Flash is not the web

Many, many, many people have written about Apple excluding Flash from iOS and Adobe’s spin that Flash is ‘part of the web’ iOS users are being deprived of. The following note from my friend Kevin and a spate of Flash-induced browser crashes has me me itching to chime in:

I like to listen to internet radio streams when I work; stuff from grooveradio.com
has long been a favorite productivity boost for me, like caffeine for the ears.
More recently, thanks to Eric Konieczko, I’ve come to appreciate the more varietal
offerings from ibizasonica.com, but its flash-plugin player excessively and
consistently loads down my CPU: 50-70%! Not so productive, right? The choice of
browser is not a factor; Flash is a pig!

In contrast, I can use VLC on the source stream (http://stream2.wft.es:1025/) and
run at a cool 6% CPU, which could be even lower if videolan’s VLC package for Mac
included the cvlc binary (dispenses with the GUI). If you have any experience
compiling VLC and could share any helpful tips, please do; I’d appreciate it very

If you have any ideas for Kevin, I’d be interested too and would welcome comments.

But it gets to the core point. Flash has enormous unique value. It’s very good for this kind of thing. (As an aside QuickTime used to be too but that’s a story for another day) and for this kind of thing.
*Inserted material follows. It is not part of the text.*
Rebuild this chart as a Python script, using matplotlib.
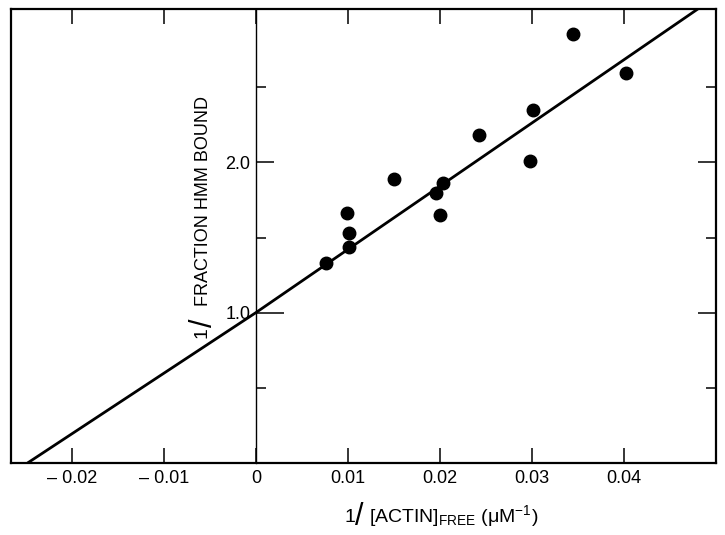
import numpy as np
import matplotlib
matplotlib.use("Agg")
import matplotlib.pyplot as plt
from matplotlib.ticker import FixedLocator

plt.rcParams['font.family'] = ['Liberation Sans', 'DejaVu Sans']
plt.rcParams['mathtext.fontset'] = 'custom'
plt.rcParams['mathtext.rm'] = 'Liberation Sans'
plt.rcParams['mathtext.it'] = 'Liberation Sans:italic'

# data
inv_actin = [0.0076, 0.0099, 0.0101, 0.0101, 0.0150, 0.0196, 0.0200,
             0.0203, 0.0242, 0.0298, 0.0301, 0.0345, 0.0402]
inv_fraction = [1.333, 1.66, 1.527, 1.44, 1.887, 1.793, 1.647,
                1.86, 2.18, 2.007, 2.347, 2.853, 2.593]

# fitted line, as drawn
fit_x = [-0.0248, 0.0, 0.0485]
fit_y = [0.0, 1.0, 3.04]

xticks = [-0.02, -0.01, 0, 0.01, 0.02, 0.03, 0.04]
xticklabels = ['\u2013 0.02', '\u2013 0.01', '0', '0.01', '0.02', '0.03', '0.04']
yticks_major = [1.0, 2.0]
yticks_minor = [0.5, 1.5, 2.5]
yticklabels = ['1.0', '2.0']

W, H = 725, 535
fig = plt.figure(figsize=(W / 100, H / 100), dpi=100)
ax = fig.add_axes([11 / W, 72 / H, 705 / W, 454 / H])

ax.plot(fit_x, fit_y, color='black', lw=2.0, solid_capstyle='butt')
ax.plot(inv_actin, inv_fraction, 'o', color='black', ms=9)

ax.set_xlim(-0.0266, 0.050)
ax.set_ylim(0, 3.02)

# left spine becomes the y axis through x = 0
ax.spines['left'].set_position(('data', 0))
ax.spines['left'].set_linewidth(1.0)
for s in ['top', 'right', 'bottom']:
    ax.spines[s].set_linewidth(1.6)
# outer left border of the frame
ax.plot([0, 0], [0, 1], transform=ax.transAxes, color='black', lw=1.6,
        clip_on=False)

ax.set_xticks(xticks)
ax.set_xticklabels(xticklabels)
ax.yaxis.set_major_locator(FixedLocator(yticks_major))
ax.yaxis.set_minor_locator(FixedLocator(yticks_minor))
ax.set_yticklabels(yticklabels)

ax.tick_params(axis='x', direction='in', top=True, bottom=True,
               length=11, width=1.1, labelsize=13, pad=5)
ax.tick_params(axis='y', which='major', direction='in', left=True,
               right=True, length=13, width=1.1, labelsize=13, pad=4)
ax.tick_params(axis='y', which='minor', direction='in', left=True,
               right=True, length=7, width=1.1)

# longer tick at 1.0 on the central axis
for t in ax.yaxis.get_major_ticks():
    if abs(t.get_loc() - 1.0) < 1e-9:
        t.tick1line.set_markersize(20)

# y label, rotated, with a large slash
fig.text(202 / W, 1 - 338 / H, '1', rotation=90, fontsize=14,
         ha='center', va='bottom')
fig.text(204 / W, 1 - 327 / H, '/', rotation=90, fontsize=22,
         ha='center', va='bottom')
fig.text(204 / W, 1 - 306 / H, 'FRACTION HMM BOUND', rotation=90,
         fontsize=13, ha='center', va='bottom')

# x label
fig.text(344 / W, 1 - 522 / H, '1', fontsize=14, ha='left', va='baseline')
fig.text(355 / W, 1 - 525 / H, '/', fontsize=22, ha='left', va='baseline')
fig.text(369 / W, 1 - 522 / H, '[ACTIN]$_{\\mathrm{FREE}}$ (\u03bcM$^{-1}$)',
         fontsize=14, ha='left', va='baseline')

fig.savefig('out.png', dpi=100)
What it’s not good for is how Adobe’s marketing has encouraged it to be used:

  • As a way for a good visual designer to do sexy site navigation without learning to write code. If you want sexy and your coding talents aren’t able to execute your vision in HTML/CSS/Javascript, hire somebody who can. I know lots of talented people. Need help? Let me know.
  • As a way to inflict, and note that I said inflict and not offer, an introductory splash page for your web site. Splash pages are for people who can’t organize their thoughts well enough to design and execute an inviting and easy to understand home page. Splash pages are a way to try (and fail) to force your users to pause and absorb your message as you hold them hostage before you give them what they came for. If you give them what they came for, you can make money off them.  Be nice.  If you find you can’t explain your site or offering well enough without imposing a linear experience as an introduction, that’s fine. It’s very hard. Get help. I can find you great people.
  • As the only way you offer video and audio. There are multiple standards some supported on a particular computing platform (Windows Media and mp4 on  Windows and  MacOS/iOS  respectively). If you want a reliable experience, offer platform native formats.
  • As a way to inflict (see above regards offer vs inflict) your advertising message in front of content.

Flash is not part of the web. Flash is a media type. The web is the interconnectedness of documents, html documents. If you can’t recognize that essential truth and then, from there, add styling, elegant and engaging navigation and, as needed, images, audio and video on top of that to benefit your users, you’re not making websites you’re limiting yourself and and your success.

Adobe, if you can’t sell Flash for the things it’s actually very, very good for, don’t keep trying to dupe people into misusing it in order to sell more. You, Adobe, make wonderful tools in Photoshop, Illustrator, After Effects et al, get rich making those wonderful tools and stop trying to hammer home a doomed agenda.